A number of elaborate conspiracy theories surrounded her disappearance. Some believed that Shelagh was a time traveler or that she was part of a conspiracy. Unfortunately, without the internet to lend some sort of proof to these unfounded theories, Miss McDonald simply faded into obscurity…
Dead and Gone
A good portion of her fans believed that she was dead, but many insisted that she wasn’t. The more bohemian among her followers surmised that she had become tired of fame and slipped into obscurity willingly. But Elvis Presley she wasn’t, and fame, in this case, is a strong word.
Despite her disappearance, or perhaps because of it, her music maintained a strong following. Her albums were reissued on CD in the mid-2000s. The renewed interest in this 30-year-old mystery spurred a number of articles all asking the same question: What happened to Shelagh McDonald?
Scottish Daily Mail
One such article appeared in The Scottish Daily Mail. It discussed her albums, her disappearance and was released again a few days after its initial printing with an interesting postscript. As it turned out, Shelagh McDonald, wherever she had been, had seen the article and showed up at the offices of the Newspaper.
High on Life
She told the newspaper staff that it was time to come clean about what had happened on the night of her disappearance. She had been at a party on that fateful night and had indulged herself in a bit of the preferred spirit of the day: drugs. A powerful dose of LSD sent her on a trip that defied imagination…
One London Evening
The drugs left Shelagh wandering aimlessly through the streets of London. As she staggered across the city, she battled a host of terrible visions and fevered hallucinations. It went on like this for weeks. In fact, as the days turned into weeks, she realized that perhaps she needed some help.
Mum and Dad
She caught the nearest plane back to Edinburgh, Scotland, where her parents lived. She was still tripping on the LSD most of the way. Her parents nursed her back to health: helping her to stave off the likely permanent damage done by the acid. In time the trip finally ended and Shelagh recovered her wits, but there were some unforeseen Consequences…

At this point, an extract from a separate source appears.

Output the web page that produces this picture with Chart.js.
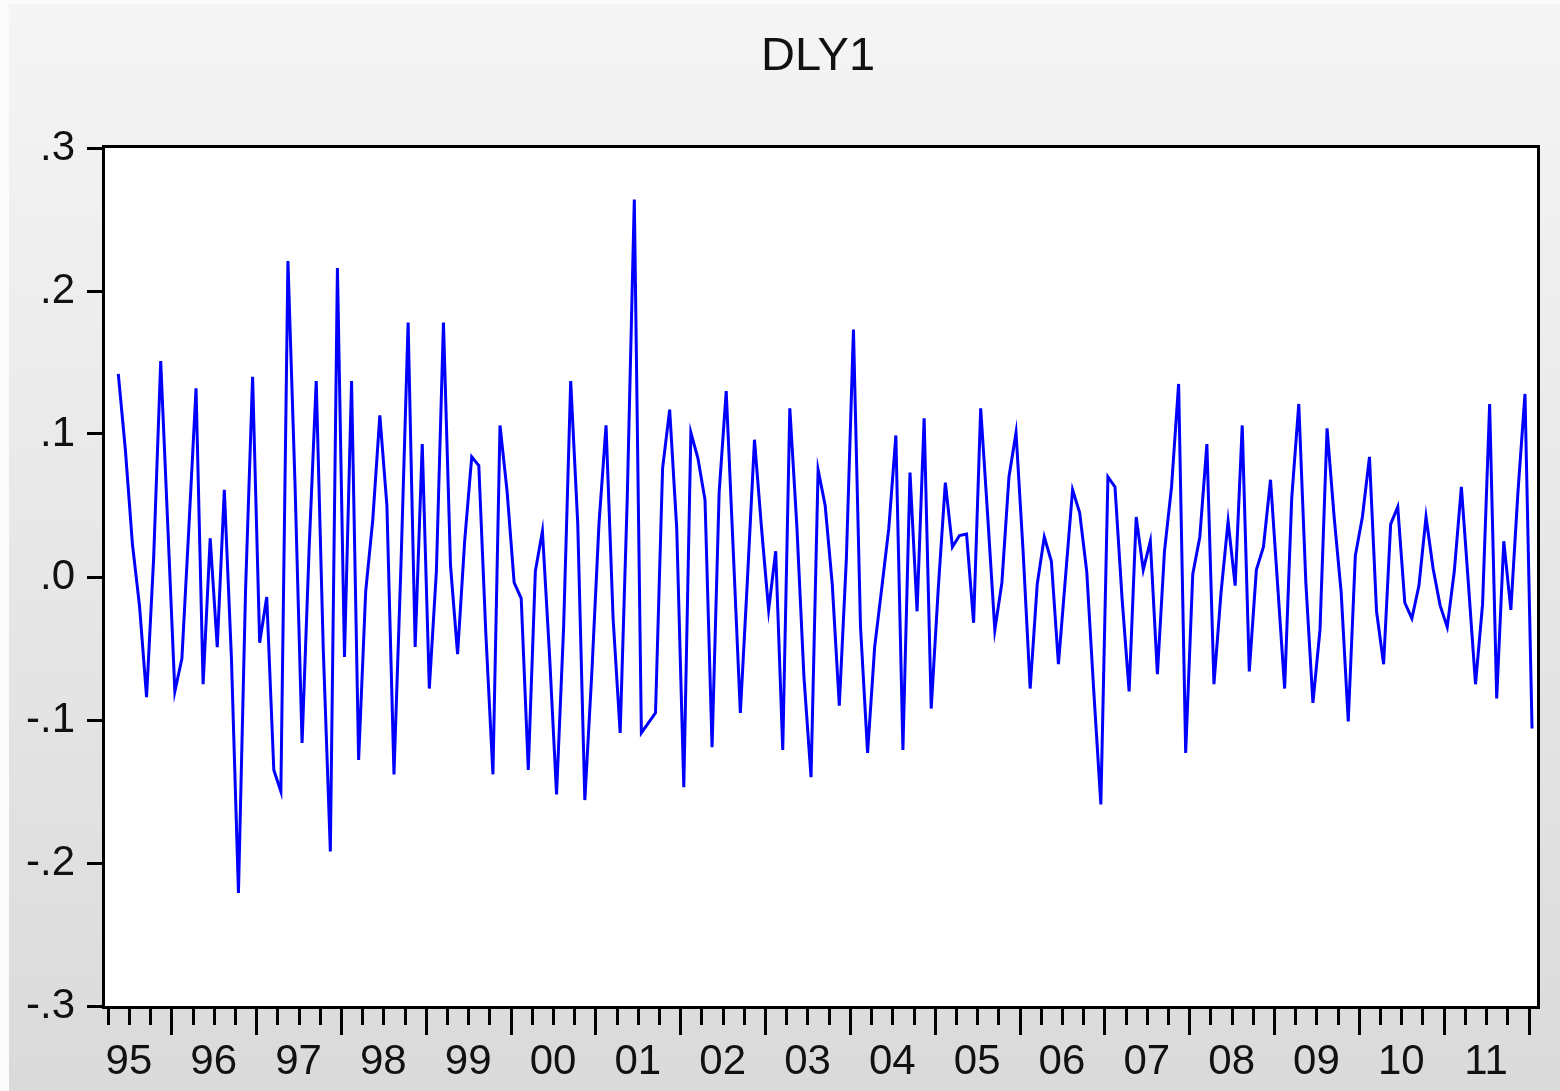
<!DOCTYPE html>
<html>
<head>
<meta charset="utf-8">
<script src="https://cdn.jsdelivr.net/npm/chart.js@4.4.1/dist/chart.umd.min.js"></script>
<style>
  html, body { margin: 0; padding: 0; overflow: hidden; background: #e8e8e8; }
  canvas { display: block; }
</style>
</head>
<body>
<canvas id="c" width="1560" height="1091"></canvas>
<script>
// ---- data ----
const chartTitle = 'DLY1';
// year labels shown on the x axis (1995 .. 2011)
const yearLabels = ['95','96','97','98','99','00','01','02','03','04','05','06','07','08','09','10','11'];
// monthly observations, 1995M5 .. 2012M1
const firstObs = { year: 1995, month: 5 };
const dly1 = [
  0.142, 0.089, 0.023, -0.020, -0.084, 0.013, 0.151, 0.036, -0.080, -0.057,
  0.036, 0.132, -0.075, 0.027, -0.049, 0.061, -0.056, -0.221, -0.010, 0.140,
  -0.046, -0.014, -0.135, -0.150, 0.221, 0.065, -0.116, 0.020, 0.137, -0.051,
  -0.192, 0.216, -0.056, 0.137, -0.128, -0.010, 0.040, 0.113, 0.050, -0.138,
  0.010, 0.178, -0.049, 0.093, -0.078, 0.004, 0.178, 0.008, -0.054, 0.025,
  0.084, 0.078, -0.040, -0.138, 0.106, 0.060, -0.004, -0.015, -0.135, 0.004,
  0.032, -0.054, -0.152, -0.035, 0.137, 0.037, -0.156, -0.066, 0.037, 0.106,
  -0.029, -0.109, 0.055, 0.264, -0.109, -0.102, -0.095, 0.076, 0.117, 0.034,
  -0.147, 0.101, 0.083, 0.054, -0.119, 0.059, 0.130, 0.018, -0.095, -0.002,
  0.096, 0.034, -0.023, 0.018, -0.121, 0.118, 0.035, -0.070, -0.140, 0.075,
  0.050, -0.005, -0.090, 0.013, 0.173, -0.035, -0.123, -0.049, -0.008, 0.034,
  0.099, -0.121, 0.073, -0.024, 0.111, -0.092, -0.008, 0.066, 0.021, 0.029,
  0.030, -0.032, 0.118, 0.042, -0.037, -0.004, 0.070, 0.101, 0.018, -0.078,
  -0.005, 0.028, 0.011, -0.061, 0.000, 0.061, 0.045, 0.004, -0.080, -0.159,
  0.070, 0.063, -0.015, -0.080, 0.042, 0.005, 0.025, -0.068, 0.018, 0.063,
  0.135, -0.123, 0.002, 0.028, 0.093, -0.075, -0.011, 0.039, -0.006, 0.106,
  -0.066, 0.005, 0.021, 0.068, -0.005, -0.078, 0.055, 0.121, -0.004, -0.088,
  -0.037, 0.104, 0.042, -0.011, -0.101, 0.015, 0.042, 0.084, -0.024, -0.061,
  0.037, 0.049, -0.018, -0.029, -0.006, 0.042, 0.006, -0.020, -0.035, 0.004,
  0.063, -0.005, -0.075, -0.019, 0.121, -0.085, 0.025, -0.023, 0.059, 0.128,
  -0.106
];
const yTickValues = [-0.3, -0.2, -0.1, 0.0, 0.1, 0.2, 0.3];

// ---- helpers (positions in "observation index" units) ----
const janFirstYear = (1 - firstObs.month);            // index of Jan of first labelled year
const yearCenters = yearLabels.map((_, k) => janFirstYear + 12 * k - 0.5 + 6);
const quarterBounds = [];
for (let q = -3; q <= 64; q++) {
  quarterBounds.push({ v: janFirstYear + 12 - 0.5 + 3 * q, major: (q % 4 === 0) });
}

const FONT = "'Liberation Sans', Arial, Helvetica, sans-serif";

const framePlugin = {
  id: 'frame',
  beforeDraw(chart) {
    const { ctx, width, height, chartArea: a } = chart;
    ctx.save();
    const g = ctx.createLinearGradient(0, 0, 0, height);
    g.addColorStop(0, '#f5f5f5');
    g.addColorStop(1, '#dadada');
    ctx.fillStyle = g;
    ctx.fillRect(0, 0, width, height);
    ctx.fillStyle = '#fbfbfb';
    ctx.fillRect(0, 0, 9, height);
    ctx.fillRect(0, 0, width, 4);
    ctx.fillStyle = '#ffffff';
    ctx.fillRect(a.left, a.top, a.right - a.left, a.bottom - a.top);
    // title
    ctx.fillStyle = '#111';
    ctx.font = "47px " + FONT;
    ctx.textAlign = 'center';
    ctx.textBaseline = 'middle';
    ctx.fillText(chartTitle, (a.left + a.right) / 2 - 3, 57);
    ctx.restore();
  },
  afterDatasetsDraw(chart) {
    const { ctx, chartArea: a } = chart;
    const xs = chart.scales.x;
    ctx.save();
    ctx.strokeStyle = '#000';
    ctx.lineWidth = 3;
    ctx.strokeRect(a.left - 1.5, a.top - 1.5, a.right - a.left + 3, a.bottom - a.top + 3);
    ctx.beginPath();
    quarterBounds.forEach(t => {
      const px = Math.round(xs.getPixelForValue(t.v)) + 0.5;
      if (px < a.left - 3 || px > a.right + 3) return;
      ctx.moveTo(px, a.bottom + 2);
      ctx.lineTo(px, a.bottom + (t.major ? 29 : 19));
    });
    ctx.stroke();
    ctx.restore();
  }
};

new Chart(document.getElementById('c'), {
  type: 'line',
  data: {
    datasets: [{
      label: chartTitle,
      data: dly1.map((v, i) => ({ x: i, y: v })),
      borderColor: '#0000ff',
      borderWidth: 3,
      pointRadius: 0,
      tension: 0,
      fill: false,
      borderJoinStyle: 'miter'
    }]
  },
  options: {
    responsive: false,
    devicePixelRatio: 1,
    animation: false,
    layout: { padding: { left: 0, right: 23, top: 148, bottom: 0 } },
    plugins: {
      legend: { display: false },
      tooltip: { enabled: false },
      title: { display: false }
    },
    scales: {
      x: {
        type: 'linear',
        min: -1.88,
        max: 200.7,
        afterFit(s) { s.height = 85; },
        afterBuildTicks(s) { s.ticks = yearCenters.map(v => ({ value: v })); },
        grid: { display: false, drawTicks: false },
        border: { display: false },
        ticks: {
          autoSkip: false,
          maxRotation: 0,
          padding: 31,
          color: '#111',
          font: { family: FONT, size: 42, lineHeight: 1.2 },
          callback(v) {
            const k = yearCenters.indexOf(v);
            return k >= 0 ? yearLabels[k] : '';
          }
        }
      },
      y: {
        min: -0.3,
        max: 0.3,
        afterFit(s) { s.width = 105; },
        afterBuildTicks(s) { s.ticks = yTickValues.map(v => ({ value: v })); },
        grid: { drawOnChartArea: false, drawTicks: true, tickLength: 18, color: '#000', lineWidth: 3 },
        border: { display: false },
        ticks: {
          padding: 12,
          color: '#111',
          font: { family: FONT, size: 42, lineHeight: 1.2 },
          callback(v) {
            return Number(v).toFixed(1).replace(/^(-?)0\./, '$1.');
          }
        }
      }
    }
  },
  plugins: [framePlugin]
});
</script>
</body>
</html>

Indeed, though the hallucinations had subsided, Shelagh found that the trip had ruined her singing voice. Her once beautiful voice had been reduced to a strangled croak. Her parents, who had always been nervous about her becoming a popular singer in the first place, convinced her that her that the only option left to her was to give up her music career.
With no career and nowhere else to go, Shelagh decided to voyage into the wilderness. She lived as a free spirit and stayed off the grid completely. Which is why no one knew where she was. Eventually, she met a failed academic named Gordon and the two were wed. For the next three decades, the happy couple lived as traveling vagabonds…

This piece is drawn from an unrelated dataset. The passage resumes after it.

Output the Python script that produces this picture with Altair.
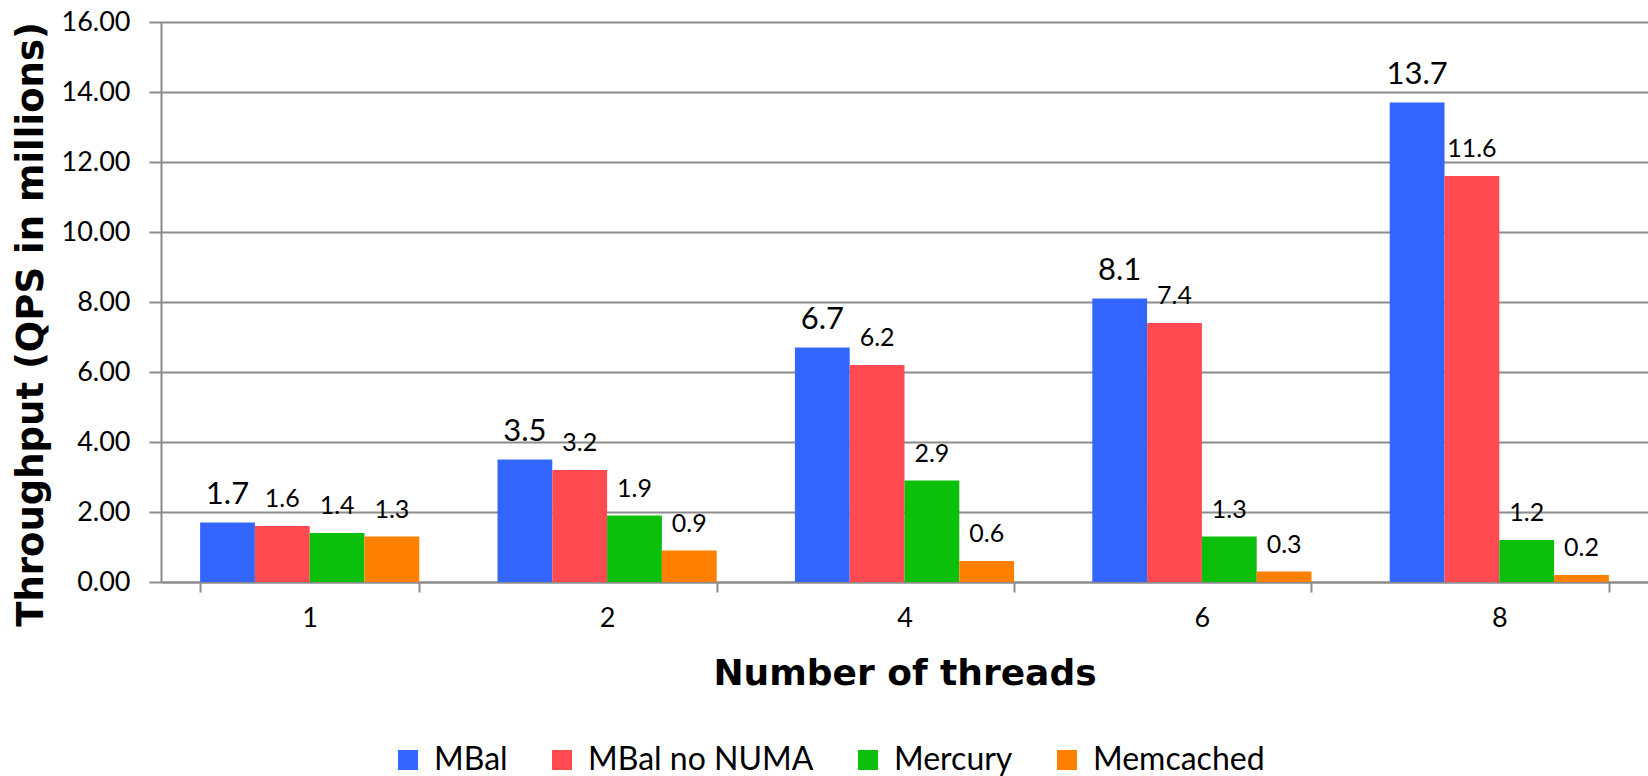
import altair as alt
import pandas as pd

threads = ["1", "2", "4", "6", "8"]
series = ["MBal", "MBal no NUMA", "Mercury", "Memcached"]
mbal = [1.7, 3.5, 6.7, 8.1, 13.7]
mbal_nonuma = [1.6, 3.2, 6.2, 7.4, 11.6]
mercury = [1.4, 1.9, 2.9, 1.3, 1.2]
memcached = [1.3, 0.9, 0.6, 0.3, 0.2]
colors = ["#3366FF", "#FF4A52", "#0BBF0B", "#FF8000"]

rows = []
for s, vals in zip(series, [mbal, mbal_nonuma, mercury, memcached]):
    for t, v in zip(threads, vals):
        rows.append({"threads": t, "series": s, "value": v,
                     "label": f"{v:.1f}", "fs": 31 if s == "MBal" else 25})
df = pd.DataFrame(rows)

FONT = "Lato"
TFONT = "DejaVu Sans"

x = alt.X("threads:N", sort=threads,
          scale=alt.Scale(paddingInner=0.263, paddingOuter=0.1315),
          axis=alt.Axis(title="Number of threads", titleFontSize=36, titleFont=TFONT,
                        titleFontWeight="bold", titleColor="black",
                        titleY=91, titleBaseline="middle",
                        labelAngle=0, labelFontSize=27, labelFont=FONT, labelColor="black",
                        labelPadding=13, tickBand="extent", tickSize=10, tickColor="#8c8c8c",
                        tickWidth=2, domainColor="#8c8c8c", domainWidth=2, grid=False))
xo = alt.XOffset("series:N", sort=series, scale=alt.Scale(paddingInner=0, paddingOuter=0))

base = alt.Chart(df)

bars = base.mark_bar().encode(
    x=x, xOffset=xo,
    y=alt.Y("value:Q", scale=alt.Scale(domain=[0, 16]),
            axis=alt.Axis(title="Throughput (QPS in millions)", format=".2f",
                          values=[0, 2, 4, 6, 8, 10, 12, 14, 16],
                          titleFontSize=37, titleFont=TFONT, titleFontWeight="bold",
                          titleColor="black", titleX=-130, titleY=302, titleAngle=-90,
                          titleAlign="center", titleBaseline="middle",
                          labelFontSize=27, labelFont=FONT, labelColor="black",
                          labelPadding=19, tickSize=12, tickColor="#8c8c8c", tickWidth=2,
                          domainColor="#8c8c8c", domainWidth=2,
                          gridColor="#8c8c8c", gridWidth=2)),
    color=alt.Color("series:N", sort=series,
                    scale=alt.Scale(domain=series, range=colors),
                    legend=alt.Legend(title=None, orient="none", direction="horizontal",
                                      legendX=231, legendY=722, gridAlign="none", padding=0,
                                      labelFontSize=32, labelFont=FONT, labelColor="black",
                                      labelLimit=500,
                                      symbolType="square",
                                      symbolSize=400, symbolStrokeWidth=0,
                                      symbolOpacity=1, columnPadding=38, labelOffset=10)),
)

text = base.mark_text(baseline="alphabetic", dy=-19, font=FONT, color="black").encode(
    x=x, xOffset=xo,
    y="value:Q",
    text="label:N",
    size=alt.Size("fs:Q", scale=None, legend=None),
)

chart = alt.layer(bars, text).properties(
    width=1487, height=560,
    autosize=alt.AutoSizeParams(type="none"),
    padding={"left": 161, "top": 22, "right": 0, "bottom": 194},
).configure_view(stroke=None).configure(background="white")

chart.save("out.html", embed_options={"renderer": "svg", "actions": False})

Shelagh and her husband had been living in a tent somewhere when she discovered the article in the Scottish Daily Mail. The article led her to discover that her fans were still looking for her, were still wondering where she was and when she would return to make new music. She was pleasantly surprised that people were apparently still interested in her work after all these years.
Life Gets Better
After her initial reappearance, she and Gordon, who were still living in tents and hotels, eventually began to collect on 30 years of royalties owed to her by the record company. By 2008, they had enough for a new flat but within five months of them moving in, Gordon’s health began to deteriorate…

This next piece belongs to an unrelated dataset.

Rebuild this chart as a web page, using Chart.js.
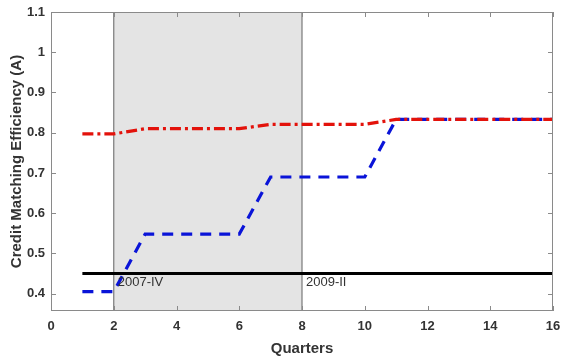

At some point, she and Gordon posed for a photograph and her story began to circulate. This proved to be a bit too much for them and Shelagh went back underground again. Then, in 2012, Gordon passed away. Through grief, Shelagh rediscovered her broken voice. Her love of music had finally returned.
Her voice, when it finally returned, took some time to strengthen. She had thought about returning to the folk scene many times over the years but had decided that eschewing the comforts of society should take precedent. In 2012, she contacted a vocal coach who put her through her paces and eventually saved her voice…
Back in the Biz
In 2014, she gave her first musical performance in over 32 years. “I’m completely recovered from what happened back then and it’s a miracle my voice has been restored,” she said of her resurfacing. “Only one lingering side effect: my mental arithmetic sucks!” She says she has no regrets about the path her life had taken.
When asked about her life as a transient, Shelagh said “I don’t miss the tents – it’s enough to have memories of the good times, and there were plenty. As for London, I miss it as it was in the 60s and 70s when it was cleaner and a lot more relaxed. My ideal living space is definitely the countryside but within reach of a city on the odd occasion duty calls.”